Repeat the listing that follows, character for character, minus the pictures.
— begin —
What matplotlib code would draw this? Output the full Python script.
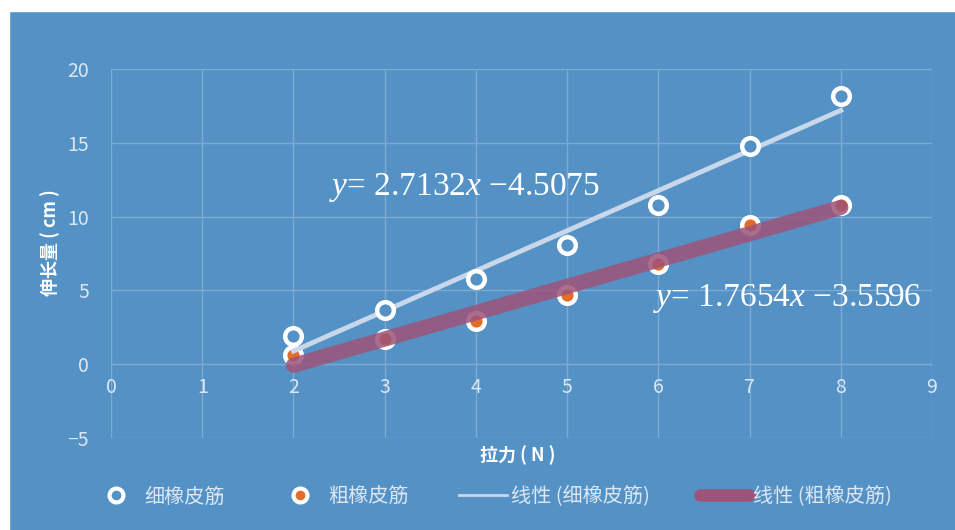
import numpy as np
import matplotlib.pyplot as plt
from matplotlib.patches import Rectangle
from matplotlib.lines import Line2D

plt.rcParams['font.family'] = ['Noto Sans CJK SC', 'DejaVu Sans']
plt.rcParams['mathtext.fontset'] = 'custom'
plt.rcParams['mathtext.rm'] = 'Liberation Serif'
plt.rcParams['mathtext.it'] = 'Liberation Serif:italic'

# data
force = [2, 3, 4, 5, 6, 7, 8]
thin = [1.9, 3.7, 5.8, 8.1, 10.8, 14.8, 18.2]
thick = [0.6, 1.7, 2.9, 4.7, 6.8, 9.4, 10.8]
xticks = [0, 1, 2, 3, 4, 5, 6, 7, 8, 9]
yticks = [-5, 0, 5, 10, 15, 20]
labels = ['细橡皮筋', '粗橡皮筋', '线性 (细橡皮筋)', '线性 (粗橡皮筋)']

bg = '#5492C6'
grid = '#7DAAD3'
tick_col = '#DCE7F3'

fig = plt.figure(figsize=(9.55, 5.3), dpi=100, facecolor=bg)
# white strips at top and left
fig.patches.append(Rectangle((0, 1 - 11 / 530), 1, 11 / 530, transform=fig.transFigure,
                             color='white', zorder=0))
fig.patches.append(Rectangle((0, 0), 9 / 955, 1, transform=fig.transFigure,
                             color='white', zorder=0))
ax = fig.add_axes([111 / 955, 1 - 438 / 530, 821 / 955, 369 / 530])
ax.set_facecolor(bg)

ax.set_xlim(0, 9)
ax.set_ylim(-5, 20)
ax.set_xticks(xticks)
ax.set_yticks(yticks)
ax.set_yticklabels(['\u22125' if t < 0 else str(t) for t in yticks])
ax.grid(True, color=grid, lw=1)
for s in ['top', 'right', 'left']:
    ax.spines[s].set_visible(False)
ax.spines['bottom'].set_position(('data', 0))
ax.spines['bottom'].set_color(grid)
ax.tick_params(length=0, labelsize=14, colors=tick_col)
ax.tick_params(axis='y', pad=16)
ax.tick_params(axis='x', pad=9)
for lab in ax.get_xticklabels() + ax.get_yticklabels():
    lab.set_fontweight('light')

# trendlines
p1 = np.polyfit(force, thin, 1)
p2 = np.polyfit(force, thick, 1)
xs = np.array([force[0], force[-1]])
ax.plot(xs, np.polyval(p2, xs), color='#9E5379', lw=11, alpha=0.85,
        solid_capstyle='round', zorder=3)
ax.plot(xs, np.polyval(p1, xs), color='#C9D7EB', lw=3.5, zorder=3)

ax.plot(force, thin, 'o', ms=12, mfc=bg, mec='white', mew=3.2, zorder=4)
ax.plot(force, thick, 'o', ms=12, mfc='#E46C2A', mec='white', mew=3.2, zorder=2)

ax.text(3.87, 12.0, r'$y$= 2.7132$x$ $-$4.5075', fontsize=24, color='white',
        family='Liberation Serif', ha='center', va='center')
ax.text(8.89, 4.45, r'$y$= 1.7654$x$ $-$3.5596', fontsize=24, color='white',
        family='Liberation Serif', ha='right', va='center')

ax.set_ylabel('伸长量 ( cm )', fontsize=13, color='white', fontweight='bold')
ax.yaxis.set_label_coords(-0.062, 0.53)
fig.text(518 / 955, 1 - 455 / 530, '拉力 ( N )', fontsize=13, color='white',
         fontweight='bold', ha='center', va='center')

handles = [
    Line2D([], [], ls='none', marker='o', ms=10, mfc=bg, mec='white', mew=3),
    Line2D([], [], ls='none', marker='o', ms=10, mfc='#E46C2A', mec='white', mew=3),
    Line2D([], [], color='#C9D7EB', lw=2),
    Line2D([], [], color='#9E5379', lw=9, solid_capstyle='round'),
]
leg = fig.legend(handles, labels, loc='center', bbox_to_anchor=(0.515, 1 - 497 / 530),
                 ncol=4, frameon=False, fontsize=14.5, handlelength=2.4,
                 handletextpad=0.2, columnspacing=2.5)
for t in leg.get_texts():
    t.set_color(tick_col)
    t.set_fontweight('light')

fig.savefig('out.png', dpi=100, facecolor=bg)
— end —
Result for this task —
What matplotlib code would draw this? Output the full Python script.
import numpy as np
import matplotlib.pyplot as plt
from matplotlib.patches import Rectangle
from matplotlib.lines import Line2D

plt.rcParams['font.family'] = ['Noto Sans CJK SC', 'DejaVu Sans']
plt.rcParams['mathtext.fontset'] = 'custom'
plt.rcParams['mathtext.rm'] = 'Liberation Serif'
plt.rcParams['mathtext.it'] = 'Liberation Serif:italic'

# data
force = [2, 3, 4, 5, 6, 7, 8]
thin = [1.9, 3.7, 5.8, 8.1, 10.8, 14.8, 18.2]
thick = [0.6, 1.7, 2.9, 4.7, 6.8, 9.4, 10.8]
xticks = [0, 1, 2, 3, 4, 5, 6, 7, 8, 9]
yticks = [-5, 0, 5, 10, 15, 20]
labels = ['细橡皮筋', '粗橡皮筋', '线性 (细橡皮筋)', '线性 (粗橡皮筋)']

bg = '#5492C6'
grid = '#7DAAD3'
tick_col = '#DCE7F3'

fig = plt.figure(figsize=(9.55, 5.3), dpi=100, facecolor=bg)
# white strips at top and left
fig.patches.append(Rectangle((0, 1 - 11 / 530), 1, 11 / 530, transform=fig.transFigure,
                             color='white', zorder=0))
fig.patches.append(Rectangle((0, 0), 9 / 955, 1, transform=fig.transFigure,
                             color='white', zorder=0))
ax = fig.add_axes([111 / 955, 1 - 438 / 530, 821 / 955, 369 / 530])
ax.set_facecolor(bg)

ax.set_xlim(0, 9)
ax.set_ylim(-5, 20)
ax.set_xticks(xticks)
ax.set_yticks(yticks)
ax.set_yticklabels(['\u22125' if t < 0 else str(t) for t in yticks])
ax.grid(True, color=grid, lw=1)
for s in ['top', 'right', 'left']:
    ax.spines[s].set_visible(False)
ax.spines['bottom'].set_position(('data', 0))
ax.spines['bottom'].set_color(grid)
ax.tick_params(length=0, labelsize=14, colors=tick_col)
ax.tick_params(axis='y', pad=16)
ax.tick_params(axis='x', pad=9)
for lab in ax.get_xticklabels() + ax.get_yticklabels():
    lab.set_fontweight('light')

# trendlines
p1 = np.polyfit(force, thin, 1)
p2 = np.polyfit(force, thick, 1)
xs = np.array([force[0], force[-1]])
ax.plot(xs, np.polyval(p2, xs), color='#9E5379', lw=11, alpha=0.85,
        solid_capstyle='round', zorder=3)
ax.plot(xs, np.polyval(p1, xs), color='#C9D7EB', lw=3.5, zorder=3)

ax.plot(force, thin, 'o', ms=12, mfc=bg, mec='white', mew=3.2, zorder=4)
ax.plot(force, thick, 'o', ms=12, mfc='#E46C2A', mec='white', mew=3.2, zorder=2)

ax.text(3.87, 12.0, r'$y$= 2.7132$x$ $-$4.5075', fontsize=24, color='white',
        family='Liberation Serif', ha='center', va='center')
ax.text(8.89, 4.45, r'$y$= 1.7654$x$ $-$3.5596', fontsize=24, color='white',
        family='Liberation Serif', ha='right', va='center')

ax.set_ylabel('伸长量 ( cm )', fontsize=13, color='white', fontweight='bold')
ax.yaxis.set_label_coords(-0.062, 0.53)
fig.text(518 / 955, 1 - 455 / 530, '拉力 ( N )', fontsize=13, color='white',
         fontweight='bold', ha='center', va='center')

handles = [
    Line2D([], [], ls='none', marker='o', ms=10, mfc=bg, mec='white', mew=3),
    Line2D([], [], ls='none', marker='o', ms=10, mfc='#E46C2A', mec='white', mew=3),
    Line2D([], [], color='#C9D7EB', lw=2),
    Line2D([], [], color='#9E5379', lw=9, solid_capstyle='round'),
]
leg = fig.legend(handles, labels, loc='center', bbox_to_anchor=(0.515, 1 - 497 / 530),
                 ncol=4, frameon=False, fontsize=14.5, handlelength=2.4,
                 handletextpad=0.2, columnspacing=2.5)
for t in leg.get_texts():
    t.set_color(tick_col)
    t.set_fontweight('light')

fig.savefig('out.png', dpi=100, facecolor=bg)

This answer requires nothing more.